The first ABC News / Washington Post poll of likely Iowa caucus voters finds it tight at the top on the Democratic side and Mitt Romney with a double-digit lead over his GOP rivals. The poll was conducted July 26-31 among 500 likely Democratic caucus voters (MoE = ± 4.5) and 402 likely Republican caucus voters (MoE = ± 5.0).

For the Democrats, Barack Obama (27 percent) had a 1-point lead—within the margin of error—over John Edwards and Hillary Clinton. This is the first outright lead for Obama in eighteen public opinion polls released by six sponsors since December 2006 (American Research Group, Des Moines Register, KCCI-TV / Research 2000, Mason-Dixon, Zogby). Obama was tied with Edwards at 22 percent in a December 2006 KCCI-TV / Research 2000 poll.

Bill Richardson continues to poll in fourth at 11 percent. Richardson has now polled in double digits in four polls since May 2007. Delaware Senator Joe Biden (2 percent), Ohio Congressman Dennis Kucinich (2 percent), Connecticut Senator Chris Dodd (1 percent), and former Alaska Senator Mike Gravel (0 percent) round out the Democratic field.

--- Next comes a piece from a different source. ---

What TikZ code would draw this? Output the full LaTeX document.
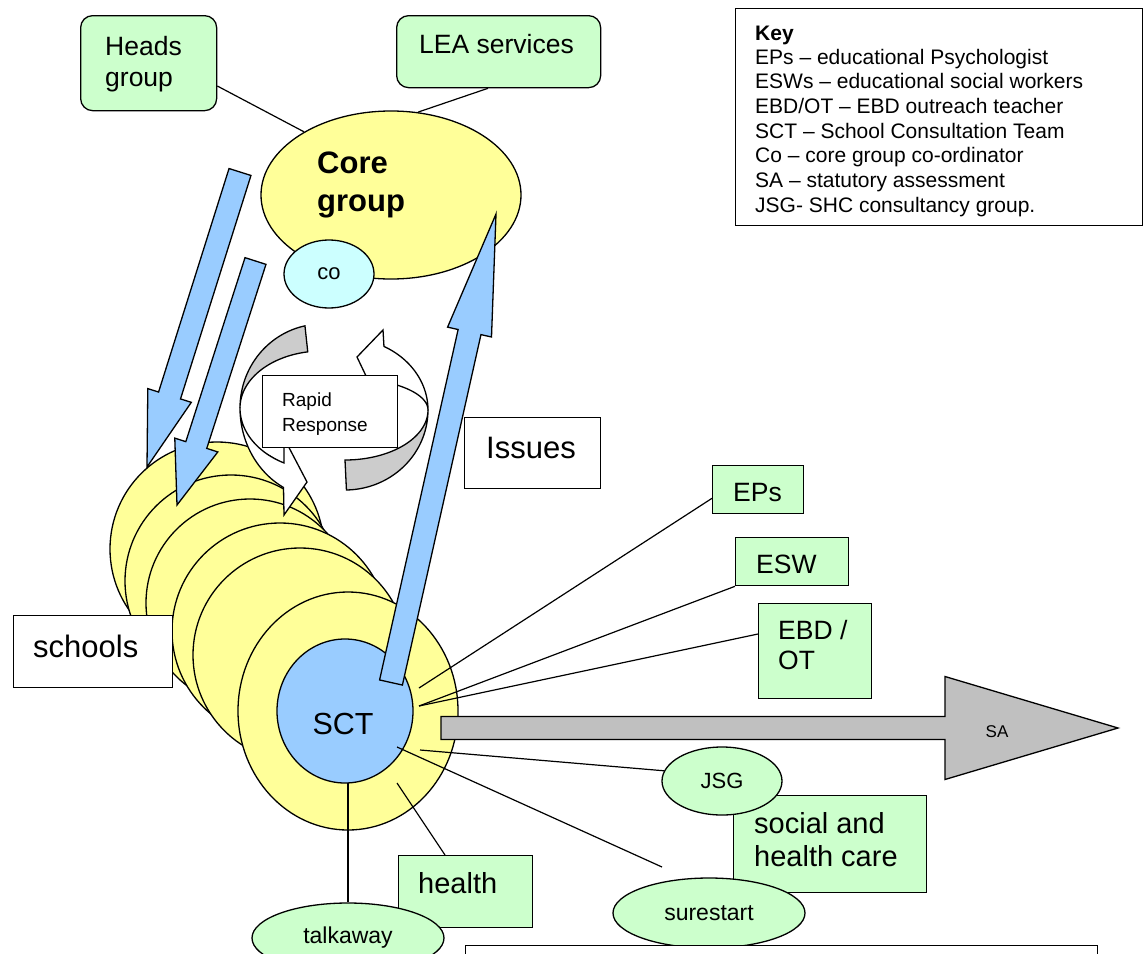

The new poll finds Romney with a 25 to 14 percent lead over Rudy Giuliani. Romney has lead in 5 of the 18 polls conducted since December 2006—all since May 2007. Romney has held a double-digit lead in three of them. Fred Thompson received 13 percent.

For just the second time, a public poll of Iowans measured John McCain’s support in single digits—just 8 percent. McCain was polling in the mid-20 percent range as late as May 2007. Three second-tier candidates received their highest numbers to date: former Arkansas Governor Mike Huckabee (8 percent), Colorado Congressman Tom Tancredo (5 percent), and Kasnsas Senator Sam Brownback (5 percent). Potential candidate Newt Gingrich and former Wisconsin Governor Tommy Thompson received 4 percent, followed by Texas Congressman Ron Paul (2 percent) and California Congressman Duncan Hunter (1 percent).